Ромка не обладал внушительными мужскими габаритами, но компенсировал это пылом и неутомимостью. Он любил трахать её мощными ударами, громко шлепая Миру мошонкой по промежности. Ей это дико нравилось, так что периодически в сексуальном угаре она вцеплялась мужу в плечи и хрипела: ”Яйца хочу!”. Вне супружеских объятий все остальное время она оставалась восемнадцатилетней скромницей, тихой и застенчивой.
Только её любимый «еврейчик» умел разбудить в ней настоящую секс-фурию, но и то на время. Как только Мира получала первый оргазм, фурия мгновенно пропадала, а её место занимала “стесняшка”, натягивающая одеяло до подбородка. Никогда она не могла представить себя с другим мужчиной.
И вот теперь не знала, сможет ли когда-нибудь вновь пережить нечто подобное.
Ромка ушёл через пару месяцев после того, как они похоронили Мириных родителей. Обоих сразу. Две жизни, а тому бухому ублюдку, что сидел за рулем фуры, дали только семь лет. Семь лет отсидки на народные деньги за две погубленных жизни. А за смерть Ромки и предъявить некому.
Он просто шёл к ней с подносом, на котором стоял нехитрый завтрак, желая порадовать любимую женщину. Мира проснулась от звона бьющейся посуды.
Выскочила из спальни, но Ромка уже лежал навзничь, спокойно и с вечной своей улыбочкой глядя в натяжной потолок.
Кровоизлияние, скажут потом врачи. Мгновенная и безболезненная смерть.

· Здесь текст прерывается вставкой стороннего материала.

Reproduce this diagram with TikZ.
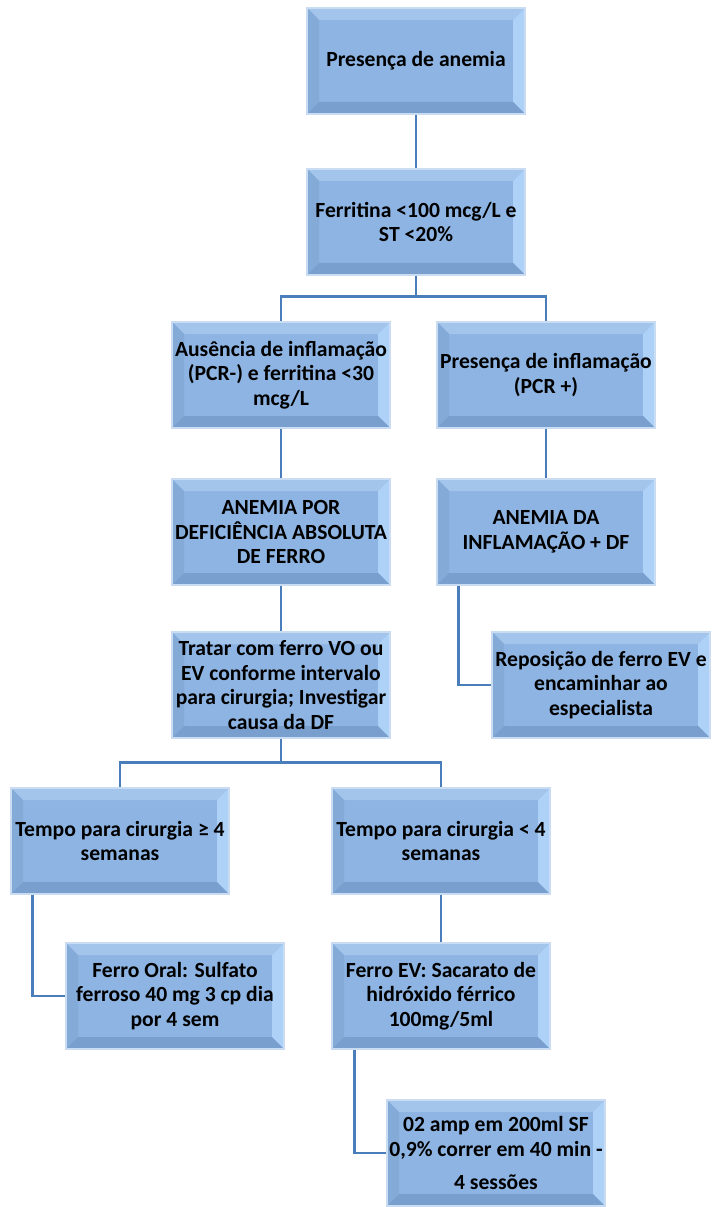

А тогда Мира села рядом с ним, выглядевшим живее всех живых, положила ладонь на его грудь, и, даже убедившись, что сердце не издаёт ни звука, все трясла и трясла его руку, прося подняться или хотя бы посмотреть на неё, пока свет за окном не померк. Тогда Мира вызвала «скорую», легла, обняв его стройное худощавое тело, да так и лежала, пока в дверь не затрезвонили врачи. Очнувшись, как от забытья, она встала и увидела, что Ромка прикрыл глаза.
- Спи, - ласково сказала ему Мира, опуская веки до конца.
И пошла открывать.
Два года она не позволяла себе смотреть на мужчин.
Ушла в работу с головой, засиживаясь на ней с утра до ночи. Беря дела на аутсорс и практически не выходя с работы и из дома. Мира чувствовала, что словно выгорела изнутри за эти два года. И это в её двадцать три года.
Так что сегодня она твёрдо дала себе обещание вернуться к полноценной жизни, друзьям, которых она растеряла после их безуспешных попыток утешить подругу в начале её двухлетнего затворничества. И, возможно, открыться новым чувствам.
- Думаю, ты меня поймёшь и простишь, - мягко сказала Мира Ромкиной фотографии. - Уверена, ты не хотел бы, чтобы я оставалась одна с самой молодости. Но знай, я всегда буду помнить тебя и любить.
Произнеся это, девушка почувствовала вдруг необыкновенное облегчение и покой. Как будто Ромка отпустил и благословил её на полноценную жизнь.
Улыбнувшись, она одним длинным глотком допила вино и убрала пустую бутылку в рюкзачок.
Услышала за спиной ворчание и обернулась. Две кладбищенские дворняги обнаружились у ограды, выжидающе уставившись на неё.
- Чего вам? - спросила их Мира. - Голодные?
Собаки стояли, метя землю хвостами. Их черные носы шевелились, принюхиваясь.
- Голодные, - констатировала Мира, доставая из рюкзака контейнер с бутербродами, который обычно носила с собой. - Ну, ладно.
Бросив им по кусочку ветчины, мгновенно исчезнувшие в жадных челюстях, она подумала, и бросила песикам и хлеб, пропахший мясным запахом. Дворняги не возражали, смолотив его за считанные секунды.
Собаки были бежевой масти с рыжими подпалинами в цвет её волос.
- Да вы мне прям как родня, - усмехнулась Мира. - О! А я, кстати, знаю заветное слово. Она присела и со значением произнесла: - Мы с вами одной крови, вы и я.
Собаки наклонили головы, с выжиданием глядя на неё.
- Эх, вы, - сказала девушка, - даже не знаете, кого потеряли. Я - собачья княгиня. Так что вы только что упустили свой шанс породниться с благородным семейством.